There's always a tradeoff between power and user-friendliness. Gentoo lets you do things that a power-user wants to do, that other distros won't let you do as easily. If you don't need to do those things, then there's no point using Gentoo. Ubuntu has many weaknesses too (e.g. the first time you want to install an app for which there's no package in the repository, or want to install a package with different options built in than what the repo gives you).

Alex said...

@Matt

Wow, I didn't know I have "longtime" readers :-). That's cool.
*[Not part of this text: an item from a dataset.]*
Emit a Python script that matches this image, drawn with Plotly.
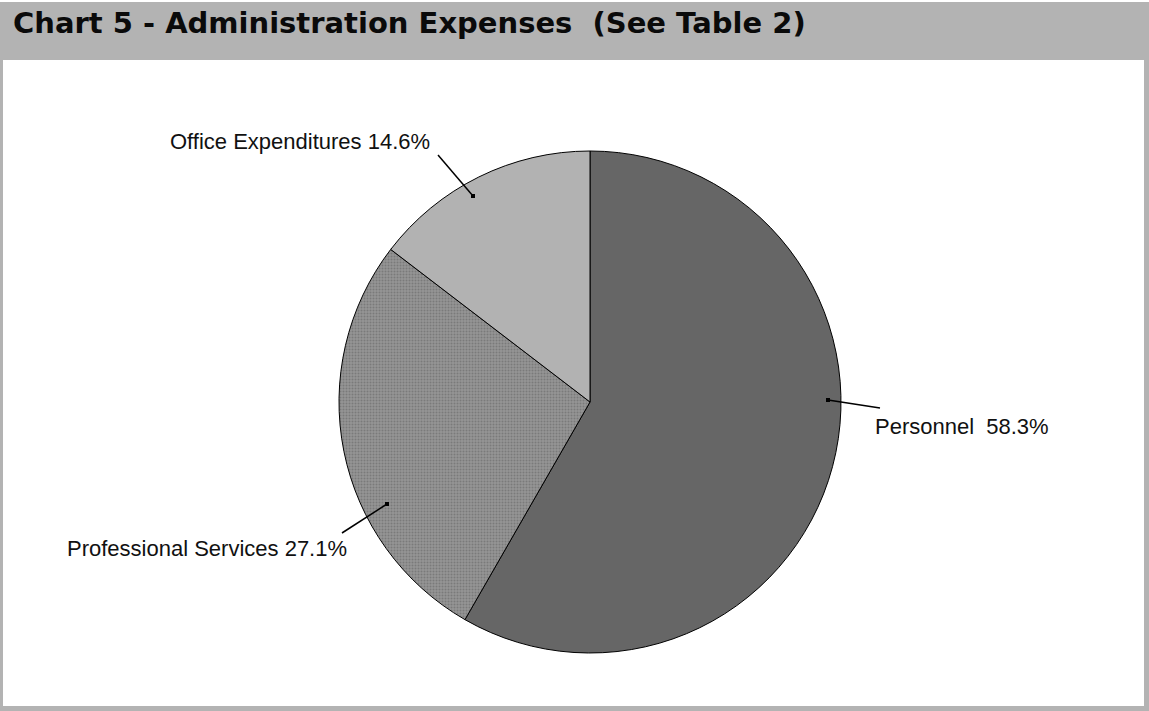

I have used Fedora 8 lately, for the private purposes. I do like some aspects of it, such as feel of complete integration within the system, but there were too many annoyances. Programs that for some reason didn't have packages for Fedora, many packages were out of date, some things should have been enabled manually (such as notorious mp3 and other multimedia codecs issues), etc. So in the long run, I will either go with Ubuntu (which is much more desktop-oriented, and I don't care for purists speak, I need those mp3's playing), or CentOS - which is the same as Fedora, but more robust and stable (as its like RH enterprise servers), and that robustness will cover for manual media installation.

@Brian

Brian, I've never said I want 5 minute installation. I don't really care for how long system will install or update itself, I just don't want to intervene in the process. I don't believe that the concept is user friendly enough. I've worked my time as an IT engineer, and I don't think that IT folk like to tinker manually either with each machine they have.

Now for the Gentoo's target audience and "problems", lets take a moment into a history. I'm talking about personal experience here of course, so bear with me. At the time, circa 2003, I had enough with Red Hat (I believe it was RH 9), and all other rpm systems sucked big time. After trial and error, I started to use Madrake (at the time), and installed all my applications manually because I didn't trust rpm installations, that didn't really worked anyway.
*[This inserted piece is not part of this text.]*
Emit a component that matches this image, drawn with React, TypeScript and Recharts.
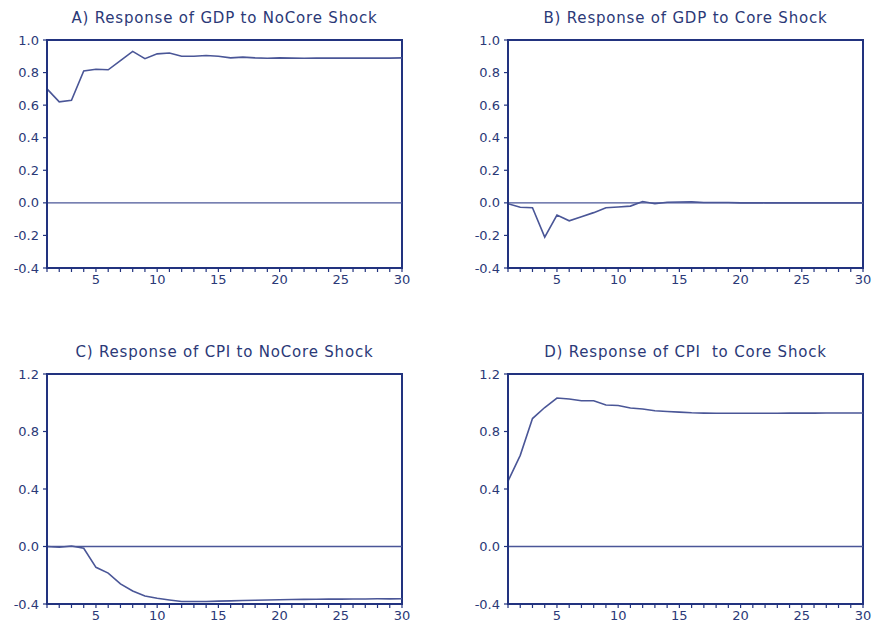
import { LineChart, Line, XAxis, YAxis, ReferenceLine, ReferenceArea } from 'recharts';

const periods = [1, 2, 3, 4, 5, 6, 7, 8, 9, 10, 11, 12, 13, 14, 15, 16, 17, 18, 19, 20, 21, 22, 23, 24, 25, 26, 27, 28, 29, 30];

const gdpNoCore = [0.70, 0.62, 0.63, 0.81, 0.82, 0.817, 0.874, 0.93, 0.885, 0.915, 0.92, 0.90, 0.90, 0.905, 0.90, 0.89, 0.895, 0.89, 0.888, 0.89, 0.889, 0.888, 0.889, 0.889, 0.889, 0.889, 0.889, 0.889, 0.889, 0.89];
const gdpCore = [-0.005, -0.027, -0.03, -0.21, -0.075, -0.11, -0.085, -0.06, -0.03, -0.025, -0.02, 0.008, -0.005, 0.004, 0.005, 0.006, 0.002, 0.002, 0.002, 0.0, 0.001, 0.0, 0.0, 0.0, 0.0, 0.0, 0.0, 0.0, 0.0, 0.0];
const cpiNoCore = [0.0, -0.005, 0.003, -0.012, -0.145, -0.185, -0.26, -0.31, -0.345, -0.36, -0.372, -0.383, -0.383, -0.383, -0.38, -0.378, -0.376, -0.374, -0.372, -0.37, -0.369, -0.368, -0.367, -0.366, -0.366, -0.365, -0.365, -0.364, -0.364, -0.363];
const cpiCore = [0.455, 0.634, 0.89, 0.967, 1.033, 1.026, 1.014, 1.014, 0.984, 0.981, 0.963, 0.956, 0.944, 0.939, 0.935, 0.93, 0.928, 0.927, 0.927, 0.927, 0.927, 0.927, 0.927, 0.928, 0.928, 0.928, 0.929, 0.929, 0.929, 0.929];

const gdpTicks = [-0.4, -0.2, 0.0, 0.2, 0.4, 0.6, 0.8, 1.0];
const cpiTicks = [-0.4, 0.0, 0.4, 0.8, 1.2];
const xLabels = [5, 10, 15, 20, 25, 30];

const FRAME = '#22337f';
const LINE = '#4a5697';
const TEXT = '#2b3977';
const FONT = '"DejaVu Sans", Verdana, sans-serif';

interface PanelProps {
  title: string;
  values: number[];
  yTicks: number[];
  left: number;
  top: number;
  width: number;
  height: number;
  yWidth: number;
  marginTop: number;
  marginRight: number;
  xHeight: number;
}

function Panel({ title, values, yTicks, left, top, width, height, yWidth, marginTop, marginRight, xHeight }: PanelProps) {
  const data = periods.map((p, i) => ({ period: p, value: values[i] }));
  const yMin = yTicks[0];
  const yMax = yTicks[yTicks.length - 1];
  const plotLeft = yWidth;
  const plotRight = width - marginRight;
  return (
    <div style={{ position: 'absolute', left, top, width, height }}>
      <div
        style={{
          position: 'absolute',
          left: plotLeft,
          width: plotRight - plotLeft,
          top: marginTop - 31,
          textAlign: 'center',
          fontFamily: FONT,
          fontSize: 15,
          letterSpacing: 0.8,
          color: TEXT,
          whiteSpace: 'pre',
        }}
      >
        {title}
      </div>
      <LineChart width={width} height={height} data={data} margin={{ top: marginTop, right: marginRight, bottom: 0, left: 0 }}>
        <XAxis
          dataKey="period"
          type="number"
          domain={[1, 30]}
          ticks={periods}
          interval={0}
          tickFormatter={(v: number) => (xLabels.includes(v) ? String(v) : '')}
          height={xHeight}
          tickSize={4}
          tickMargin={3}
          axisLine={{ stroke: FRAME, strokeWidth: 2 }}
          tickLine={{ stroke: FRAME, strokeWidth: 1.2 }}
          tick={{ fill: TEXT, fontSize: 13, fontFamily: FONT }}
        />
        <YAxis
          type="number"
          domain={[yMin, yMax]}
          ticks={yTicks}
          interval={0}
          width={yWidth}
          tickFormatter={(v: number) => v.toFixed(1)}
          tickSize={4}
          tickMargin={4}
          axisLine={{ stroke: FRAME, strokeWidth: 2 }}
          tickLine={{ stroke: FRAME, strokeWidth: 1.2 }}
          tick={{ fill: TEXT, fontSize: 13, fontFamily: FONT }}
        />
        <ReferenceArea x1={1} x2={30} y1={yMin} y2={yMax} fill="none" stroke={FRAME} strokeWidth={2} ifOverflow="visible" />
        <ReferenceLine y={0} stroke={LINE} strokeWidth={1.3} />
        <Line type="linear" dataKey="value" stroke={LINE} strokeWidth={1.6} dot={false} isAnimationActive={false} />
      </LineChart>
    </div>
  );
}

export default function App() {
  return (
    <div style={{ position: 'fixed', left: 0, top: 0, width: 875, height: 628, background: '#fff' }}>
      <Panel title="A) Response of GDP to NoCore Shock" values={gdpNoCore} yTicks={gdpTicks}
        left={0} top={0} width={420} height={290} yWidth={47} marginTop={40} marginRight={18} xHeight={22} />
      <Panel title="B) Response of GDP to Core Shock" values={gdpCore} yTicks={gdpTicks}
        left={440} top={0} width={435} height={290} yWidth={68} marginTop={40} marginRight={12} xHeight={22} />
      <Panel title="C) Response of CPI to NoCore Shock" values={cpiNoCore} yTicks={cpiTicks}
        left={0} top={330} width={420} height={298} yWidth={47} marginTop={44} marginRight={12 + 6} xHeight={24} />
      <Panel title="D) Response of CPI  to Core Shock" values={cpiCore} yTicks={cpiTicks}
        left={440} top={330} width={435} height={298} yWidth={68} marginTop={44} marginRight={12} xHeight={24} />
    </div>
  );
}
So you can imagine my joy and bliss when I came to Gentoo (after trying FreeBSD by the way - I like it very much too). Gentoo did exactly what I needed, that is installing packages from source, but in a very cool automatic fashion.

And you know what? I think that many many users at the time were just like me - installing programs manually from source. And that is why Gentoo had success.

Now, lets fast forward to the future, into this day. I not familiar with a distribution, that do not use some sort of package management. And boy, these managers are so decent and very good, that there's no need to install packages manually for generic purposes anymore. That's why many many users will not use Gentoo on their desktop. That was my point.

Now, to the subject of "power-users" - yes, I know there are features that Gentoo offers and they are great. But so is Debian. And hence Ubuntu. But Ubuntu is also featuring that 5-minutes installations you're talking about.

In the end it comes to the following: how many tweaking am I have to do to install the OS versus actual work I need to perform on the computer. If this ratio is not kept less than 1/10, I consider it as lost time. And many users are too.

And that's the reason you don't see vanilla Gentoo on the desktop anymore. And that's why it's less popular.

And that's the "problem" of Gentoo.

linuxtidbits said...

love gentoo, probably always will. good luck with ubi, my second fav distro, much easier to install.. customized takes more work. A nice balance (so I hear) is Arch which allows customization but doesn't require the degree of detail that Gentoo does.

Alex said...

linuxtidbits: thanks

its not really configurability issue for me, its time spending/productivity versus the "sense" that I have a granular customized system.

I don't care that much about fine tuning if it costs me a lot of time to do.